The Challenges of Relaunching a Website
Relaunching a website can be a daunting task. Depending on your goals it can contain challenges in all areas involved. The following article describes challenges commonly encountered and hints on how to face them.
The first question you should ask when considering a relaunch is whether you are talking about a complete website relaunch or “only” a refresh. A refresh - or face-lift - consists of modernizing the visual appeal of your website or application, whereas a relaunch also applies to your overall online strategy, your technology stack and the placement of your website in the market. Following that, you should start by defining your goals and vision for the relaunch.
The goals for a website relaunch come from the necessity of the relaunch itself. Did your market change since the launch of your current website? Are your potential clients using different channels? If that’s the case, you are relaunching the website out of business necessity. If your technology stack runs out of support, the license for your website software runs out or your IT department decided to switch to a different technological base, you are relaunching out of technical need. More often than not, you will likely have a combination of reasons for the relaunch.
Before starting with a relaunch, you should analyze the data you have gathered from your current website. Not only do you probably have a good idea which parts of the site are working and which aren’t, you will also have quite some people working on your website for a while - those will have wishes and ideas that could make the next iteration of your website more successful. Make sure to include them early in the process and collect their feedback.

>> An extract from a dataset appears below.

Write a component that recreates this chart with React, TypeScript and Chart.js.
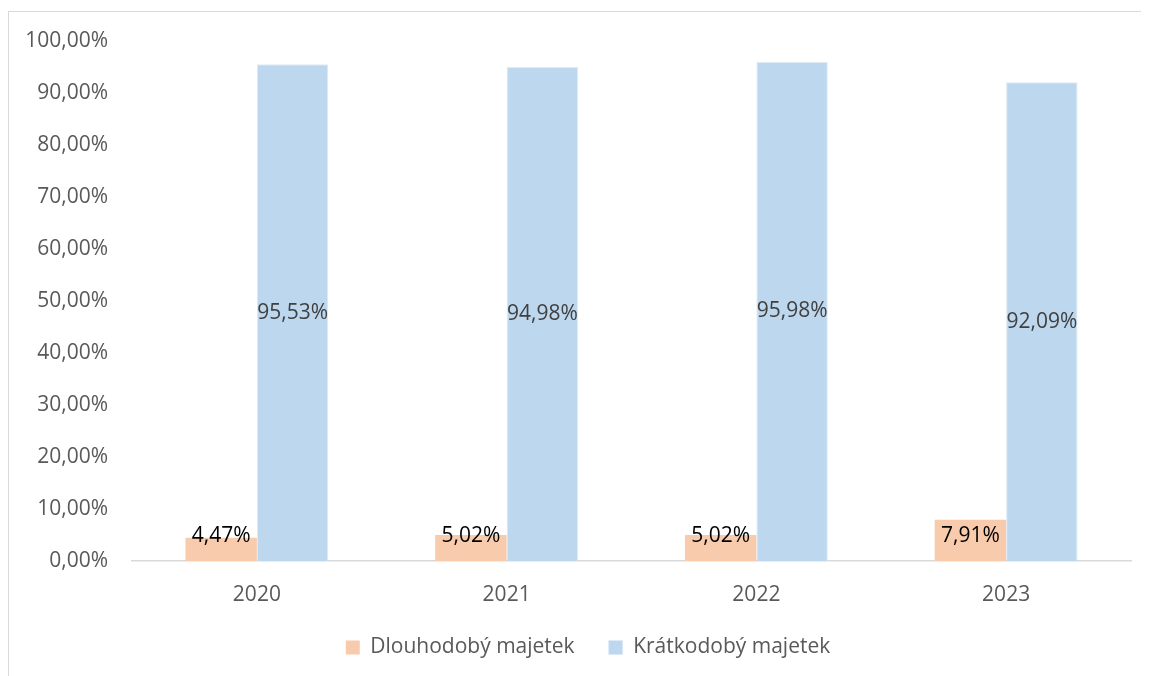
import React, { useEffect, useRef } from "react";
import { Chart, registerables } from "chart.js";

Chart.register(...registerables);

const categories = ["2020", "2021", "2022", "2023"];
const longTerm = [4.47, 5.02, 5.02, 7.91];
const shortTerm = [95.53, 94.98, 95.98, 92.09];
const seriesNames = ["Dlouhodobý majetek", "Krátkodobý majetek"];
const yTicks = [0, 10, 20, 30, 40, 50, 60, 70, 80, 90, 100];

const FONT = "'Open Sans', 'Noto Sans', sans-serif";

const fmt = (v: number) => v.toFixed(2).replace(".", ",") + "%";

const labelPlugin = {
  id: "barLabels",
  afterLayout(chart: any) {
    // centre the legend on the whole canvas (frame), like the original
    const lg = chart.legend;
    if (lg) {
      const shift = (chart.width - lg.right - lg.left) / 2;
      lg.left += shift;
      lg.right += shift;
    }
  },
  afterDatasetsDraw(chart: any) {
    const { ctx } = chart;
    const y0 = chart.scales.y.getPixelForValue(0);
    ctx.save();
    ctx.font = `21px ${FONT}`;
    ctx.textAlign = "center";
    ctx.textBaseline = "middle";
    chart.data.datasets.forEach((ds: any, di: number) => {
      const meta = chart.getDatasetMeta(di);
      meta.data.forEach((bar: any, i: number) => {
        const v = ds.data[i];
        let y;
        if (di === 0) {
          ctx.fillStyle = "#000000";
          y = y0 - 25;
        } else {
          ctx.fillStyle = "#404040";
          y = (bar.y + y0) / 2;
        }
        ctx.fillText(fmt(v), bar.x, y);
      });
    });
    ctx.restore();
  },
};

export default function App() {
  const ref = useRef<HTMLCanvasElement>(null);
  useEffect(() => {
    if (!ref.current) return;
    const chart = new Chart(ref.current, {
      type: "bar",
      data: {
        labels: categories,
        datasets: [
          {
            label: seriesNames[0],
            data: longTerm,
            backgroundColor: "#F8CBAD",
            categoryPercentage: 0.572,
            barPercentage: 1,
          },
          {
            label: seriesNames[1],
            data: shortTerm,
            backgroundColor: "#BDD7EE",
            borderColor: "#DDEBF7",
            borderWidth: { top: 1, left: 1, right: 1, bottom: 0 },
            categoryPercentage: 0.572,
            barPercentage: 1,
          },
        ],
      },
      options: {
        responsive: false,
        animation: false,
        layout: { padding: { top: 29, right: 36, left: 0, bottom: 42 } },
        plugins: {
          tooltip: { enabled: false },
          legend: {
            position: "bottom",
            labels: {
              boxWidth: 14,
              boxHeight: 14,
              padding: 34,
              color: "#595959",
              font: { family: FONT, size: 21 },
            },
          },
        },
        scales: {
          x: {
            grid: { display: false, drawTicks: false },
            border: { display: true, color: "#d9d9d9", width: 1.5 },
            ticks: { color: "#595959", font: { family: FONT, size: 21 }, padding: 21 },
            afterFit: (s: any) => { s.height = 42; },
          },
          y: {
            min: 0,
            max: 100,
            afterBuildTicks: (s: any) => { s.ticks = yTicks.map((v) => ({ value: v })); },
            grid: { display: false, drawTicks: false },
            border: { display: false },
            ticks: {
              color: "#595959",
              font: { family: FONT, size: 21 },
              padding: 24,
              callback: (v: any) => fmt(Number(v)),
            },
            afterFit: (s: any) => {
              s.width = 123;
              s.paddingTop = 0;
              s.paddingBottom = 0;
            },
          },
        },
      },
      plugins: [labelPlugin],
    });
    return () => chart.destroy();
  }, []);
  return (
    <div style={{ paddingTop: 3, width: 1141, height: 665, overflow: "hidden" }}>
      <div style={{ width: 1160, height: 700, border: "1px solid #d9d9d9", boxSizing: "border-box" }}>
        <canvas ref={ref} width={1158} height={698} style={{ display: "block" }} />
      </div>
    </div>
  );
}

The most obvious part of your relaunch will be any changes in design and usability. For most projects this is still the starting point and the one most argued about. As the agile change arrived in the industry, most companies acknowledge trying to plan everything upfront without involving key stakeholders will likely fail. Try to start with basic ideas and refine them during the review process. As your homepage will be what visitors see first, design it as late as possible in the process, so you can incorporate all the feedback and experience from the project.
One part of a relaunch project that is often neglected is the involvement of your stakeholders and early integration of them. Relaunching a website also means changing processes, changing tools and sometimes even changing responsibility. Integrating your stakeholders early in the process and onboarding them will save you from headaches later. Additionally, by including those who have to work with the new website, you will get feedback early on, enabling you to react to rising challenges as early as possible.
The development of technology continually accelerates. Therefore it's more than likely you will have to base your website on a completely new technology stack - a good thing, as it probably means your website will have better performance out of the box. But still, it will take time to transfer to new technology. If you work with an agency they will take care of the new technology for you. If you are running your website yourself, keep in mind that your IT department will have to learn the new technology first and learning takes time. Nevertheless, you should not use outdated software - for security and performance reasons.
Once you got your website relaunched you should keep an eye on your analytics data. Does the website outperform the old one? Are you closer to your goals? Do your clients like it? If you want to be extra-careful you can also let your old and new website run in parallel and set up some A/B testing. Keep in mind that change is hard for many people, so don’t be surprised if your returning clients are a bit irritated at first.
As you can see, relaunch projects can be big and touch many parts - from design and technology to all the processes involved. They can - and sometimes should - take years. If your project is one of these, consider that whenever you take software decisions, to make sure your technology stack is supported throughout your next relaunch. Get your stakeholders on board early and get feedback from your clients often. Make sure your goals are clear and everybody involved knows them.